Monday, my friend Massie and I saw Frost Nixon. Frank Langella plays Nixon, and the play's about his first post-Watergate interview where he apologizes for letting down the American people, and all the events and tension that lead to that moment. The play is way more funny and snappy and smart than you'd think--totally engaging, poppy--and Frank Langella is brilliant. What an intense character--this damaged, impossible, larger-than-life man. And I managed to appreciate all this even though Massie had adorned her ears with giant silver beetle earrings that have traumatized me for life.

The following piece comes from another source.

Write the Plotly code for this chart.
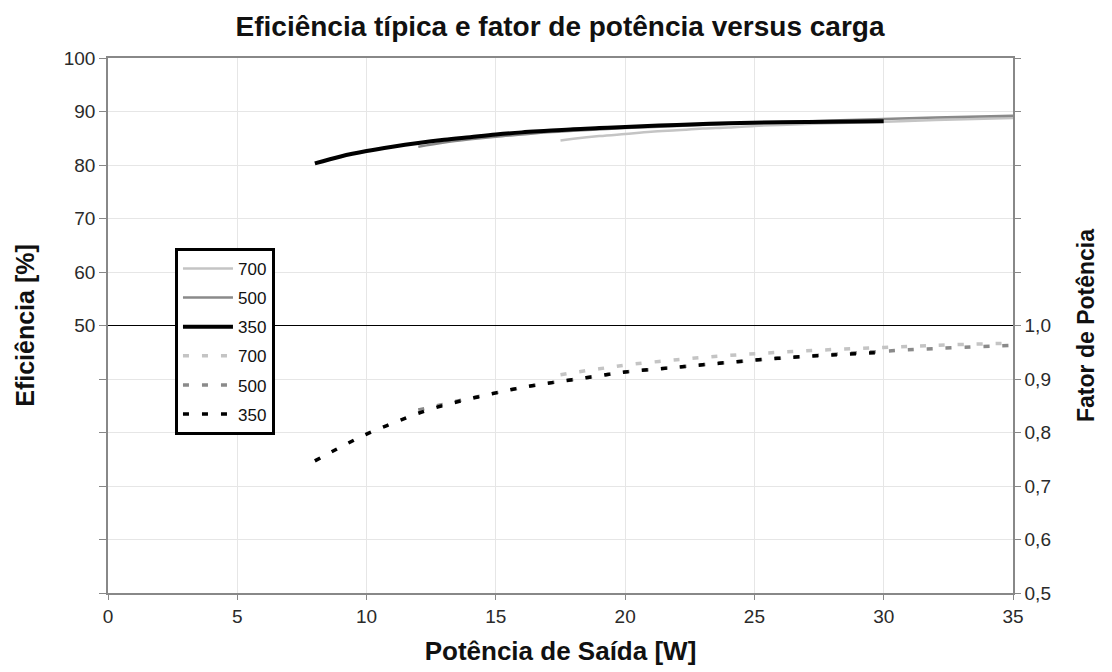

In other news, I am now extremely obsessed with novel 4 though I am trying to get back into the noir to finish it over the summer. But the fourth book will be set in 13th century Florence and have to do with Dante, and so I needs to do some research and planning. Yesterday I ordered several bios of Dante and histories of the city, and went home and racked my bookshelves for all my medieval stuff. I am planning a three-week trip to Florence next fall and yesterday wrote a few pages of notes. I have to say: one thing I love about this period is how totally funny and weird it was, how Dante and his friends wrote extremely ridiculous poems to each other about LOVE and the beautiful women they admired from afar, and even composed lists of the most beautiful women in Florence with absolute dead seriousness. When bringing one's modern sensibility to it, one cannot help but note that it is, by far, the wussiest poetry ever written. The end.